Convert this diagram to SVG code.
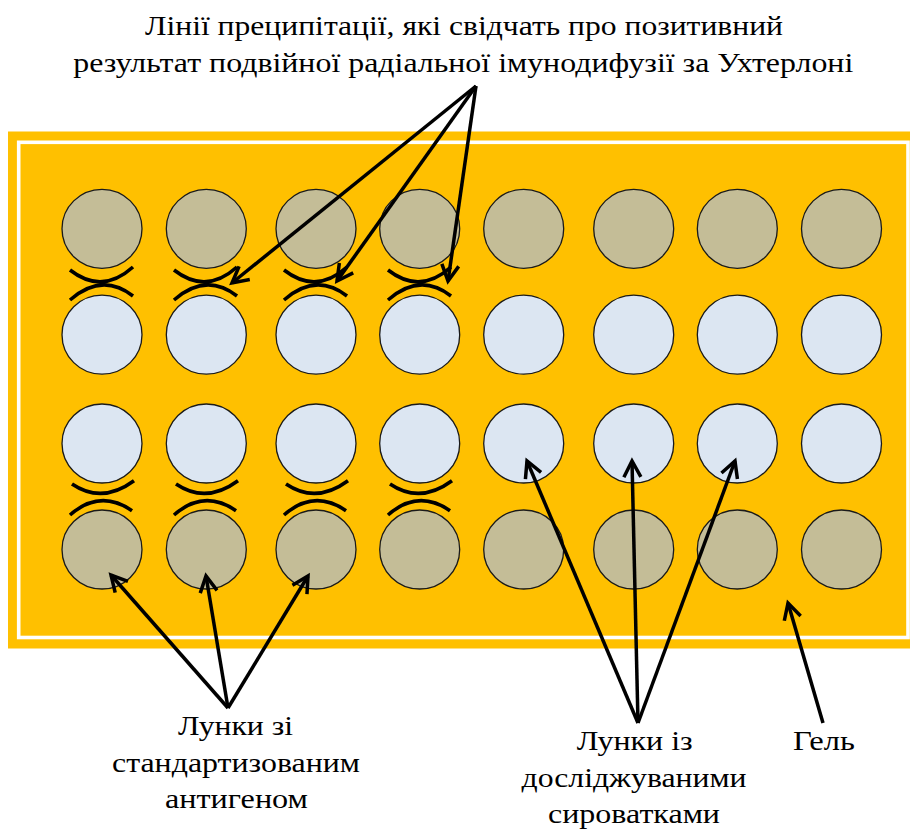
<svg xmlns="http://www.w3.org/2000/svg" width="910" height="829" viewBox="0 0 910 829">
<style>
.t{font-family:'Liberation Serif','Times New Roman',serif;font-size:27.5px;fill:#000;text-anchor:middle}
.ag{fill:#C4BD97;stroke:#1a1a1a;stroke-width:1.3}
.sr{fill:#DCE6F2;stroke:#1a1a1a;stroke-width:1.3}
.arc{fill:none;stroke:#000;stroke-width:3.6;stroke-linecap:butt}
.ar{fill:none;stroke:#000;stroke-width:3.5;marker-end:url(#oa)}
</style>
<defs>
<marker id="oa" viewBox="0 0 24 24" refX="20" refY="12" markerWidth="24" markerHeight="24" markerUnits="userSpaceOnUse" orient="auto">
<path d="M4,3.5 L20,12 L4,20.5" fill="none" stroke="#000" stroke-width="3.5" stroke-linejoin="miter"/>
</marker>
</defs>
<g id="gel">
<rect x="8" y="131.5" width="910" height="517" fill="#FFC000"/>
<rect x="18.7" y="142.3" width="889.3" height="495.2" fill="none" stroke="#fff" stroke-width="3.6"/>
</g>
<g id="row1-antigen">
<ellipse class="ag" cx="102" cy="228.8" rx="40" ry="39.5"/>
<ellipse class="ag" cx="206.3" cy="228.8" rx="40" ry="39.5"/>
<ellipse class="ag" cx="316" cy="228.8" rx="40" ry="39.5"/>
<ellipse class="ag" cx="419.7" cy="228.8" rx="40" ry="39.5"/>
<ellipse class="ag" cx="523.7" cy="228.8" rx="40" ry="39.5"/>
<ellipse class="ag" cx="633.7" cy="228.8" rx="40" ry="39.5"/>
<ellipse class="ag" cx="737.3" cy="228.8" rx="40" ry="39.5"/>
<ellipse class="ag" cx="841.5" cy="228.8" rx="40" ry="39.5"/>
</g>
<g id="row2-serum">
<ellipse class="sr" cx="102" cy="334.7" rx="40" ry="39.5"/>
<ellipse class="sr" cx="206.3" cy="334.7" rx="40" ry="39.5"/>
<ellipse class="sr" cx="316" cy="334.7" rx="40" ry="39.5"/>
<ellipse class="sr" cx="419.7" cy="334.7" rx="40" ry="39.5"/>
<ellipse class="sr" cx="523.7" cy="334.7" rx="40" ry="39.5"/>
<ellipse class="sr" cx="633.7" cy="334.7" rx="40" ry="39.5"/>
<ellipse class="sr" cx="737.3" cy="334.7" rx="40" ry="39.5"/>
<ellipse class="sr" cx="841.5" cy="334.7" rx="40" ry="39.5"/>
</g>
<g id="row3-serum">
<ellipse class="sr" cx="102" cy="443.5" rx="40" ry="39.5"/>
<ellipse class="sr" cx="206.3" cy="443.5" rx="40" ry="39.5"/>
<ellipse class="sr" cx="316" cy="443.5" rx="40" ry="39.5"/>
<ellipse class="sr" cx="419.7" cy="443.5" rx="40" ry="39.5"/>
<ellipse class="sr" cx="523.7" cy="443.5" rx="40" ry="39.5"/>
<ellipse class="sr" cx="633.7" cy="443.5" rx="40" ry="39.5"/>
<ellipse class="sr" cx="737.3" cy="443.5" rx="40" ry="39.5"/>
<ellipse class="sr" cx="841.5" cy="443.5" rx="40" ry="39.5"/>
</g>
<g id="row4-antigen">
<ellipse class="ag" cx="102" cy="549.5" rx="40" ry="39.5"/>
<ellipse class="ag" cx="206.3" cy="549.5" rx="40" ry="39.5"/>
<ellipse class="ag" cx="316" cy="549.5" rx="40" ry="39.5"/>
<ellipse class="ag" cx="419.7" cy="549.5" rx="40" ry="39.5"/>
<ellipse class="ag" cx="523.7" cy="549.5" rx="40" ry="39.5"/>
<ellipse class="ag" cx="633.7" cy="549.5" rx="40" ry="39.5"/>
<ellipse class="ag" cx="737.3" cy="549.5" rx="40" ry="39.5"/>
<ellipse class="ag" cx="841.5" cy="549.5" rx="40" ry="39.5"/>
</g>
<g id="precipitation-lines">
<path class="arc" d="M70,270 Q102,295 133,267 M70,300 Q102,272 133,296"/>
<path class="arc" d="M174,270 Q206,295 237,267 M174,300 Q206,272 237,296"/>
<path class="arc" d="M284,270 Q316,295 347,267 M284,300 Q316,272 347,296"/>
<path class="arc" d="M388,270 Q420,295 451,267 M388,300 Q420,272 451,296"/>
<path class="arc" d="M72,484 Q102,504.3 134,480.7 M70,515 Q100,488.6 132,510.7"/>
<path class="arc" d="M176,484 Q206,504.3 238,480.7 M174,515 Q204,488.6 236,510.7"/>
<path class="arc" d="M286,484 Q316,504.3 348,480.7 M284,515 Q314,488.6 346,510.7"/>
<path class="arc" d="M390,484 Q420,504.3 452,480.7 M388,515 Q418,488.6 450,510.7"/>
</g>
<g id="connectors">
<path class="ar" d="M476,86 L232,283"/>
<path class="ar" d="M476,86 L337,281"/>
<path class="ar" d="M476,86 L448,281"/>
<path class="ar" d="M228,708 L111,575"/>
<path class="ar" d="M228,708 L206,576"/>
<path class="ar" d="M228,708 L308,576"/>
<path class="ar" d="M638,723 L527,461"/>
<path class="ar" d="M638,723 L632,461"/>
<path class="ar" d="M638,723 L735,461"/>
<path class="ar" d="M823,723 L788,603"/>
</g>
<g id="label-top">
<text class="t" x="464" y="35" textLength="638" lengthAdjust="spacingAndGlyphs">Лінії преципітації, які свідчать про позитивний</text>
<text class="t" x="463.3" y="71.7" textLength="780" lengthAdjust="spacingAndGlyphs">результат подвійної радіальної імунодифузії за Ухтерлоні</text>
</g>
<g id="label-antigen">
<text class="t" x="235.5" y="735" textLength="115" lengthAdjust="spacingAndGlyphs">Лунки зі</text>
<text class="t" x="236" y="771.7" textLength="248" lengthAdjust="spacingAndGlyphs">стандартизованим</text>
<text class="t" x="236.5" y="808.3" textLength="143" lengthAdjust="spacingAndGlyphs">антигеном</text>
</g>
<g id="label-serum">
<text class="t" x="634.7" y="750" textLength="116" lengthAdjust="spacingAndGlyphs">Лунки із</text>
<text class="t" x="634" y="786.7" textLength="225" lengthAdjust="spacingAndGlyphs">досліджуваними</text>
<text class="t" x="634" y="823.3" textLength="172" lengthAdjust="spacingAndGlyphs">сироватками</text>
</g>
<g id="label-gel">
<text class="t" x="824" y="750" textLength="62" lengthAdjust="spacingAndGlyphs">Гель</text>
</g>
</svg>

Written exercise:
Print out the whole of the material word for word, without pictures.

The result:
Convert this diagram to SVG code.
<svg xmlns="http://www.w3.org/2000/svg" width="910" height="829" viewBox="0 0 910 829">
<style>
.t{font-family:'Liberation Serif','Times New Roman',serif;font-size:27.5px;fill:#000;text-anchor:middle}
.ag{fill:#C4BD97;stroke:#1a1a1a;stroke-width:1.3}
.sr{fill:#DCE6F2;stroke:#1a1a1a;stroke-width:1.3}
.arc{fill:none;stroke:#000;stroke-width:3.6;stroke-linecap:butt}
.ar{fill:none;stroke:#000;stroke-width:3.5;marker-end:url(#oa)}
</style>
<defs>
<marker id="oa" viewBox="0 0 24 24" refX="20" refY="12" markerWidth="24" markerHeight="24" markerUnits="userSpaceOnUse" orient="auto">
<path d="M4,3.5 L20,12 L4,20.5" fill="none" stroke="#000" stroke-width="3.5" stroke-linejoin="miter"/>
</marker>
</defs>
<g id="gel">
<rect x="8" y="131.5" width="910" height="517" fill="#FFC000"/>
<rect x="18.7" y="142.3" width="889.3" height="495.2" fill="none" stroke="#fff" stroke-width="3.6"/>
</g>
<g id="row1-antigen">
<ellipse class="ag" cx="102" cy="228.8" rx="40" ry="39.5"/>
<ellipse class="ag" cx="206.3" cy="228.8" rx="40" ry="39.5"/>
<ellipse class="ag" cx="316" cy="228.8" rx="40" ry="39.5"/>
<ellipse class="ag" cx="419.7" cy="228.8" rx="40" ry="39.5"/>
<ellipse class="ag" cx="523.7" cy="228.8" rx="40" ry="39.5"/>
<ellipse class="ag" cx="633.7" cy="228.8" rx="40" ry="39.5"/>
<ellipse class="ag" cx="737.3" cy="228.8" rx="40" ry="39.5"/>
<ellipse class="ag" cx="841.5" cy="228.8" rx="40" ry="39.5"/>
</g>
<g id="row2-serum">
<ellipse class="sr" cx="102" cy="334.7" rx="40" ry="39.5"/>
<ellipse class="sr" cx="206.3" cy="334.7" rx="40" ry="39.5"/>
<ellipse class="sr" cx="316" cy="334.7" rx="40" ry="39.5"/>
<ellipse class="sr" cx="419.7" cy="334.7" rx="40" ry="39.5"/>
<ellipse class="sr" cx="523.7" cy="334.7" rx="40" ry="39.5"/>
<ellipse class="sr" cx="633.7" cy="334.7" rx="40" ry="39.5"/>
<ellipse class="sr" cx="737.3" cy="334.7" rx="40" ry="39.5"/>
<ellipse class="sr" cx="841.5" cy="334.7" rx="40" ry="39.5"/>
</g>
<g id="row3-serum">
<ellipse class="sr" cx="102" cy="443.5" rx="40" ry="39.5"/>
<ellipse class="sr" cx="206.3" cy="443.5" rx="40" ry="39.5"/>
<ellipse class="sr" cx="316" cy="443.5" rx="40" ry="39.5"/>
<ellipse class="sr" cx="419.7" cy="443.5" rx="40" ry="39.5"/>
<ellipse class="sr" cx="523.7" cy="443.5" rx="40" ry="39.5"/>
<ellipse class="sr" cx="633.7" cy="443.5" rx="40" ry="39.5"/>
<ellipse class="sr" cx="737.3" cy="443.5" rx="40" ry="39.5"/>
<ellipse class="sr" cx="841.5" cy="443.5" rx="40" ry="39.5"/>
</g>
<g id="row4-antigen">
<ellipse class="ag" cx="102" cy="549.5" rx="40" ry="39.5"/>
<ellipse class="ag" cx="206.3" cy="549.5" rx="40" ry="39.5"/>
<ellipse class="ag" cx="316" cy="549.5" rx="40" ry="39.5"/>
<ellipse class="ag" cx="419.7" cy="549.5" rx="40" ry="39.5"/>
<ellipse class="ag" cx="523.7" cy="549.5" rx="40" ry="39.5"/>
<ellipse class="ag" cx="633.7" cy="549.5" rx="40" ry="39.5"/>
<ellipse class="ag" cx="737.3" cy="549.5" rx="40" ry="39.5"/>
<ellipse class="ag" cx="841.5" cy="549.5" rx="40" ry="39.5"/>
</g>
<g id="precipitation-lines">
<path class="arc" d="M70,270 Q102,295 133,267 M70,300 Q102,272 133,296"/>
<path class="arc" d="M174,270 Q206,295 237,267 M174,300 Q206,272 237,296"/>
<path class="arc" d="M284,270 Q316,295 347,267 M284,300 Q316,272 347,296"/>
<path class="arc" d="M388,270 Q420,295 451,267 M388,300 Q420,272 451,296"/>
<path class="arc" d="M72,484 Q102,504.3 134,480.7 M70,515 Q100,488.6 132,510.7"/>
<path class="arc" d="M176,484 Q206,504.3 238,480.7 M174,515 Q204,488.6 236,510.7"/>
<path class="arc" d="M286,484 Q316,504.3 348,480.7 M284,515 Q314,488.6 346,510.7"/>
<path class="arc" d="M390,484 Q420,504.3 452,480.7 M388,515 Q418,488.6 450,510.7"/>
</g>
<g id="connectors">
<path class="ar" d="M476,86 L232,283"/>
<path class="ar" d="M476,86 L337,281"/>
<path class="ar" d="M476,86 L448,281"/>
<path class="ar" d="M228,708 L111,575"/>
<path class="ar" d="M228,708 L206,576"/>
<path class="ar" d="M228,708 L308,576"/>
<path class="ar" d="M638,723 L527,461"/>
<path class="ar" d="M638,723 L632,461"/>
<path class="ar" d="M638,723 L735,461"/>
<path class="ar" d="M823,723 L788,603"/>
</g>
<g id="label-top">
<text class="t" x="464" y="35" textLength="638" lengthAdjust="spacingAndGlyphs">Лінії преципітації, які свідчать про позитивний</text>
<text class="t" x="463.3" y="71.7" textLength="780" lengthAdjust="spacingAndGlyphs">результат подвійної радіальної імунодифузії за Ухтерлоні</text>
</g>
<g id="label-antigen">
<text class="t" x="235.5" y="735" textLength="115" lengthAdjust="spacingAndGlyphs">Лунки зі</text>
<text class="t" x="236" y="771.7" textLength="248" lengthAdjust="spacingAndGlyphs">стандартизованим</text>
<text class="t" x="236.5" y="808.3" textLength="143" lengthAdjust="spacingAndGlyphs">антигеном</text>
</g>
<g id="label-serum">
<text class="t" x="634.7" y="750" textLength="116" lengthAdjust="spacingAndGlyphs">Лунки із</text>
<text class="t" x="634" y="786.7" textLength="225" lengthAdjust="spacingAndGlyphs">досліджуваними</text>
<text class="t" x="634" y="823.3" textLength="172" lengthAdjust="spacingAndGlyphs">сироватками</text>
</g>
<g id="label-gel">
<text class="t" x="824" y="750" textLength="62" lengthAdjust="spacingAndGlyphs">Гель</text>
</g>
</svg>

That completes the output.